Source: China’s Global Power Data, Boston University Global Development Policy Center.
  • Additionally, Chinese policy banks are key drivers of Chinese investment in lower income country groups. Almost all Chinese power generation investment in LICs is carried out by Chinese policy banks, which have also supported 62 percent of the capacity invested in LMICs and 46 percent in upper middle-income countries (UMICs).

Figure 7: Deal Types of Chinese Overseas Power Generation Investment and Finance in Different Income Country Groups

Source: China’s Global Power Data, Boston University Global Development Policy Center; World Bank Country and Lending Groups, 2020.
  • Nine of the top ten investing companies are state-owned enterprises and are also among the biggest power companies in China. These companies also seem to be diversifying their investment portfolios: other than Canadian Solar, the only private company among the top ten which invests solely in solar power, all other top ten companies invest in multiple energy sources and hold at least some investment in renewable power generation. This trend has been growing over recent years.
  • A more diverse range of Chinese companies are investing in renewable energy overseas, albeit in small volumes. Thirty-four of the 63 companies, representing 12 percent of the total FDI capacity, are investing purely in renewable energy (including hydropower). Over half of them are private companies.

Even at the global investment level of 2019, the amount and composition of power generation investment is still far behind the annual investment in clean energy needed to hold the increase in the global average temperature to well below two degrees Celsius above pre-industrial levels, including in China, the United States, and the EU. In the current context of the global COVID-19 pandemic, IEA predicts overall power investment around the world is set to decline in 2020 by an estimated ten percent.  

The CGP Database shows China’s fossil fuel power plants are currently adding approximately 314 million tons (Mt) of CO2 emissions per year, which is about 3.5 percent of the annual CO2 emissions from the global power sector outside of China. Assuming all fossil fuel projects under construction or planning come online by 2030, they will add another 211 Mt to annual CO2 emissions. Assuming no retirement by 2030, accumulative CO2 emissions from 2018 onward from these fossil fuel power plants will reach approximately 5.9 gigatons, which would consume 1.3 percent of the global carbon budget for a 66 percent chance of limiting global warming to 1.5°C, according to the Intergovernmental Panel on Climate Change (IPCC) Special Report.

Achieving the Sustainable Development Goals requires cutting down existing fossil fuel emissions below the current levels. Any new addition of fossil fuel power generation would jeopardize the progress, and also risks becoming stranded assets, as climate policies strengthen around the world.

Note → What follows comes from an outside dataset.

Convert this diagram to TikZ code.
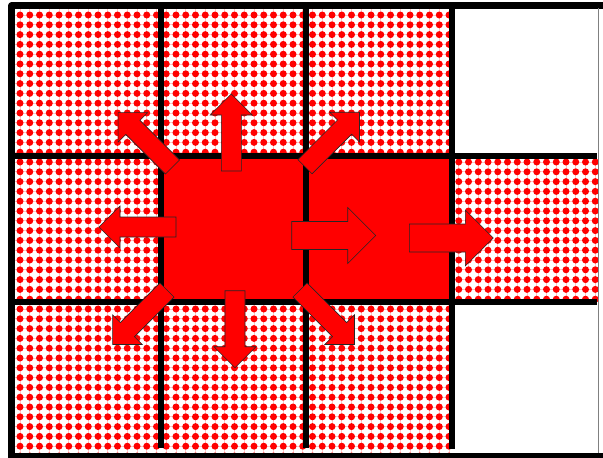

Although levels of China’s FDI and overseas contracting and engineering of the first eight months of 2020 has been relatively stable, global power sector investors are faced with unprecedentedly challenging times. Nevertheless, the power sector could be a significant driving force for sustainable economic recovery. Policy support from China, recipient countries, as well as multilateral institutions, will all be crucial to recovery efforts.

In times of economic uncertainty, clear and up-to-date host country policies could be crucial to attracting investments in key sectors, such as power infrastructure and especially for renewable energy in developing countries. Countries could design different types of investment deals  according to the market structure and public budget circumstances, and appeal to diverse development institutions for financial support.

As China receives increasing attention in its global engagement, it is particularly important to understand that “Chinese” actors come in various shapes and forms. Different actors play different roles in investment decisions and ownership, with distinct implications for countries’ public balance sheets. The CGP Database enables more nuanced analysis of investment and finance activities with the participation of Chinese actors, and could be used to inform decision making for policy makers, market participants, as well as civil society.